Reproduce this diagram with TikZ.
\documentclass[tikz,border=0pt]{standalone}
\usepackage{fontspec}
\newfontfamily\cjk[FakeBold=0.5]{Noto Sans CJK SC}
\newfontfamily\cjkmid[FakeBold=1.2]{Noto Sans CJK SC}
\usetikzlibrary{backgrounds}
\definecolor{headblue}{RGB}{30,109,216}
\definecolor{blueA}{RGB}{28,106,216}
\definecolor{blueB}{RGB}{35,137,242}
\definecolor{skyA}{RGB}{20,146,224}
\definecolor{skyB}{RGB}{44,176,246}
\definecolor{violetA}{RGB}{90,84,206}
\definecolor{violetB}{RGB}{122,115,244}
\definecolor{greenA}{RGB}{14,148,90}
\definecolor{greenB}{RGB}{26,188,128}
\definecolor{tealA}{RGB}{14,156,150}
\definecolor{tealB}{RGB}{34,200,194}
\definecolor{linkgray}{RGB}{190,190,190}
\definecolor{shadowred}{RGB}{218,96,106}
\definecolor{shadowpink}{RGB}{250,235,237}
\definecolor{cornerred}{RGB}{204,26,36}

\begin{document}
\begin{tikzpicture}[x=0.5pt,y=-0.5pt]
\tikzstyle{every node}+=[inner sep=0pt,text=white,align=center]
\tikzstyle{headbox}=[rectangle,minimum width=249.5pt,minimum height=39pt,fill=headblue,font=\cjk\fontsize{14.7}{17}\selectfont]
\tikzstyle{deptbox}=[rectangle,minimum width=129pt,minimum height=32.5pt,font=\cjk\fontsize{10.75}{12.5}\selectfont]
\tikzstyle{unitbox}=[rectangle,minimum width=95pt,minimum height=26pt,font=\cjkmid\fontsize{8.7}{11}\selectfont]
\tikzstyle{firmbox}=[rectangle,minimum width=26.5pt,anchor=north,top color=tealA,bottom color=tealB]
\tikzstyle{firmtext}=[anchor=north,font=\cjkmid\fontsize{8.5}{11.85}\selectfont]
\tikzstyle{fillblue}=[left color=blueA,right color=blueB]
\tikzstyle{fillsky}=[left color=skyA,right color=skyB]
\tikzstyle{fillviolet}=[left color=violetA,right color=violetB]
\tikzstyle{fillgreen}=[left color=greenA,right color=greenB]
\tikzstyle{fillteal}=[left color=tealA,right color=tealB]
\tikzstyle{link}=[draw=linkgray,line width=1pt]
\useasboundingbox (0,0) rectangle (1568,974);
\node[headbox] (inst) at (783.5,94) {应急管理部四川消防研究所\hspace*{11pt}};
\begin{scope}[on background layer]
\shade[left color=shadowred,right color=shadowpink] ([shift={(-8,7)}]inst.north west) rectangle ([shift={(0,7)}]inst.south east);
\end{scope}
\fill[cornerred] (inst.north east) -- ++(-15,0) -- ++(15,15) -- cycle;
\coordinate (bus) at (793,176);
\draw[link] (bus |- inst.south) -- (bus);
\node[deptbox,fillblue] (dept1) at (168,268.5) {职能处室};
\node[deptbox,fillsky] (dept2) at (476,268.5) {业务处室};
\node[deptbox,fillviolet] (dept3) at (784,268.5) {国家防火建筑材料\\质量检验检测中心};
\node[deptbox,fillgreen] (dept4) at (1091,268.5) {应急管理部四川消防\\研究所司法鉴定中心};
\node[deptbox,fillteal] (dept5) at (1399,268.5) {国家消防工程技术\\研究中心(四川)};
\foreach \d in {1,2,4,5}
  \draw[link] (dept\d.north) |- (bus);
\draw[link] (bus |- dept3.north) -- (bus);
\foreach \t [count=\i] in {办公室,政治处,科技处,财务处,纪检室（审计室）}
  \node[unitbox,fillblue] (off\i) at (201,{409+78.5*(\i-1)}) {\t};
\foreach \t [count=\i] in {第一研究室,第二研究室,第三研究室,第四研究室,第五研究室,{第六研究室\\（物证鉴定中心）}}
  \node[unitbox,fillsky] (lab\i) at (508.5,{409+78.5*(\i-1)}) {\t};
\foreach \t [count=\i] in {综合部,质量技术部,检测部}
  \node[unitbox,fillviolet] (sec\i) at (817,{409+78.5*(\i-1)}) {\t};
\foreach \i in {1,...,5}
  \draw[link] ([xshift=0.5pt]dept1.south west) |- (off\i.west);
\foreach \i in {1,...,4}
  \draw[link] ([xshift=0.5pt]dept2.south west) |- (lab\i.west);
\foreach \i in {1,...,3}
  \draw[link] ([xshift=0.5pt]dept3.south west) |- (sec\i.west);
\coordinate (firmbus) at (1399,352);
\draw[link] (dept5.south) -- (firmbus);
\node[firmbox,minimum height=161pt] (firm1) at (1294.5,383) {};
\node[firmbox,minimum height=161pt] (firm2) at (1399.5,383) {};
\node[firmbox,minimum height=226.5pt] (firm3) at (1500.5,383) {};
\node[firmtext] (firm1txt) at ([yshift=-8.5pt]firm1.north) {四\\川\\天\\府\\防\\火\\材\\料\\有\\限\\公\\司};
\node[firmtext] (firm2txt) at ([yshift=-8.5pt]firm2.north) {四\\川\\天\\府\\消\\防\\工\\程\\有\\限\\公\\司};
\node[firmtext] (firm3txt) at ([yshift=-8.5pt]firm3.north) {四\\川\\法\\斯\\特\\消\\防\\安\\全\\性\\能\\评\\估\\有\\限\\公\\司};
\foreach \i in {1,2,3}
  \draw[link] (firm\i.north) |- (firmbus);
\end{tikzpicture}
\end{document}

────

### Aim
Output the whole listing above again, word for word.

### Correct response
Reproduce this diagram with TikZ.
\documentclass[tikz,border=0pt]{standalone}
\usepackage{fontspec}
\newfontfamily\cjk[FakeBold=0.5]{Noto Sans CJK SC}
\newfontfamily\cjkmid[FakeBold=1.2]{Noto Sans CJK SC}
\usetikzlibrary{backgrounds}
\definecolor{headblue}{RGB}{30,109,216}
\definecolor{blueA}{RGB}{28,106,216}
\definecolor{blueB}{RGB}{35,137,242}
\definecolor{skyA}{RGB}{20,146,224}
\definecolor{skyB}{RGB}{44,176,246}
\definecolor{violetA}{RGB}{90,84,206}
\definecolor{violetB}{RGB}{122,115,244}
\definecolor{greenA}{RGB}{14,148,90}
\definecolor{greenB}{RGB}{26,188,128}
\definecolor{tealA}{RGB}{14,156,150}
\definecolor{tealB}{RGB}{34,200,194}
\definecolor{linkgray}{RGB}{190,190,190}
\definecolor{shadowred}{RGB}{218,96,106}
\definecolor{shadowpink}{RGB}{250,235,237}
\definecolor{cornerred}{RGB}{204,26,36}

\begin{document}
\begin{tikzpicture}[x=0.5pt,y=-0.5pt]
\tikzstyle{every node}+=[inner sep=0pt,text=white,align=center]
\tikzstyle{headbox}=[rectangle,minimum width=249.5pt,minimum height=39pt,fill=headblue,font=\cjk\fontsize{14.7}{17}\selectfont]
\tikzstyle{deptbox}=[rectangle,minimum width=129pt,minimum height=32.5pt,font=\cjk\fontsize{10.75}{12.5}\selectfont]
\tikzstyle{unitbox}=[rectangle,minimum width=95pt,minimum height=26pt,font=\cjkmid\fontsize{8.7}{11}\selectfont]
\tikzstyle{firmbox}=[rectangle,minimum width=26.5pt,anchor=north,top color=tealA,bottom color=tealB]
\tikzstyle{firmtext}=[anchor=north,font=\cjkmid\fontsize{8.5}{11.85}\selectfont]
\tikzstyle{fillblue}=[left color=blueA,right color=blueB]
\tikzstyle{fillsky}=[left color=skyA,right color=skyB]
\tikzstyle{fillviolet}=[left color=violetA,right color=violetB]
\tikzstyle{fillgreen}=[left color=greenA,right color=greenB]
\tikzstyle{fillteal}=[left color=tealA,right color=tealB]
\tikzstyle{link}=[draw=linkgray,line width=1pt]
\useasboundingbox (0,0) rectangle (1568,974);
\node[headbox] (inst) at (783.5,94) {应急管理部四川消防研究所\hspace*{11pt}};
\begin{scope}[on background layer]
\shade[left color=shadowred,right color=shadowpink] ([shift={(-8,7)}]inst.north west) rectangle ([shift={(0,7)}]inst.south east);
\end{scope}
\fill[cornerred] (inst.north east) -- ++(-15,0) -- ++(15,15) -- cycle;
\coordinate (bus) at (793,176);
\draw[link] (bus |- inst.south) -- (bus);
\node[deptbox,fillblue] (dept1) at (168,268.5) {职能处室};
\node[deptbox,fillsky] (dept2) at (476,268.5) {业务处室};
\node[deptbox,fillviolet] (dept3) at (784,268.5) {国家防火建筑材料\\质量检验检测中心};
\node[deptbox,fillgreen] (dept4) at (1091,268.5) {应急管理部四川消防\\研究所司法鉴定中心};
\node[deptbox,fillteal] (dept5) at (1399,268.5) {国家消防工程技术\\研究中心(四川)};
\foreach \d in {1,2,4,5}
  \draw[link] (dept\d.north) |- (bus);
\draw[link] (bus |- dept3.north) -- (bus);
\foreach \t [count=\i] in {办公室,政治处,科技处,财务处,纪检室（审计室）}
  \node[unitbox,fillblue] (off\i) at (201,{409+78.5*(\i-1)}) {\t};
\foreach \t [count=\i] in {第一研究室,第二研究室,第三研究室,第四研究室,第五研究室,{第六研究室\\（物证鉴定中心）}}
  \node[unitbox,fillsky] (lab\i) at (508.5,{409+78.5*(\i-1)}) {\t};
\foreach \t [count=\i] in {综合部,质量技术部,检测部}
  \node[unitbox,fillviolet] (sec\i) at (817,{409+78.5*(\i-1)}) {\t};
\foreach \i in {1,...,5}
  \draw[link] ([xshift=0.5pt]dept1.south west) |- (off\i.west);
\foreach \i in {1,...,4}
  \draw[link] ([xshift=0.5pt]dept2.south west) |- (lab\i.west);
\foreach \i in {1,...,3}
  \draw[link] ([xshift=0.5pt]dept3.south west) |- (sec\i.west);
\coordinate (firmbus) at (1399,352);
\draw[link] (dept5.south) -- (firmbus);
\node[firmbox,minimum height=161pt] (firm1) at (1294.5,383) {};
\node[firmbox,minimum height=161pt] (firm2) at (1399.5,383) {};
\node[firmbox,minimum height=226.5pt] (firm3) at (1500.5,383) {};
\node[firmtext] (firm1txt) at ([yshift=-8.5pt]firm1.north) {四\\川\\天\\府\\防\\火\\材\\料\\有\\限\\公\\司};
\node[firmtext] (firm2txt) at ([yshift=-8.5pt]firm2.north) {四\\川\\天\\府\\消\\防\\工\\程\\有\\限\\公\\司};
\node[firmtext] (firm3txt) at ([yshift=-8.5pt]firm3.north) {四\\川\\法\\斯\\特\\消\\防\\安\\全\\性\\能\\评\\估\\有\\限\\公\\司};
\foreach \i in {1,2,3}
  \draw[link] (firm\i.north) |- (firmbus);
\end{tikzpicture}
\end{document}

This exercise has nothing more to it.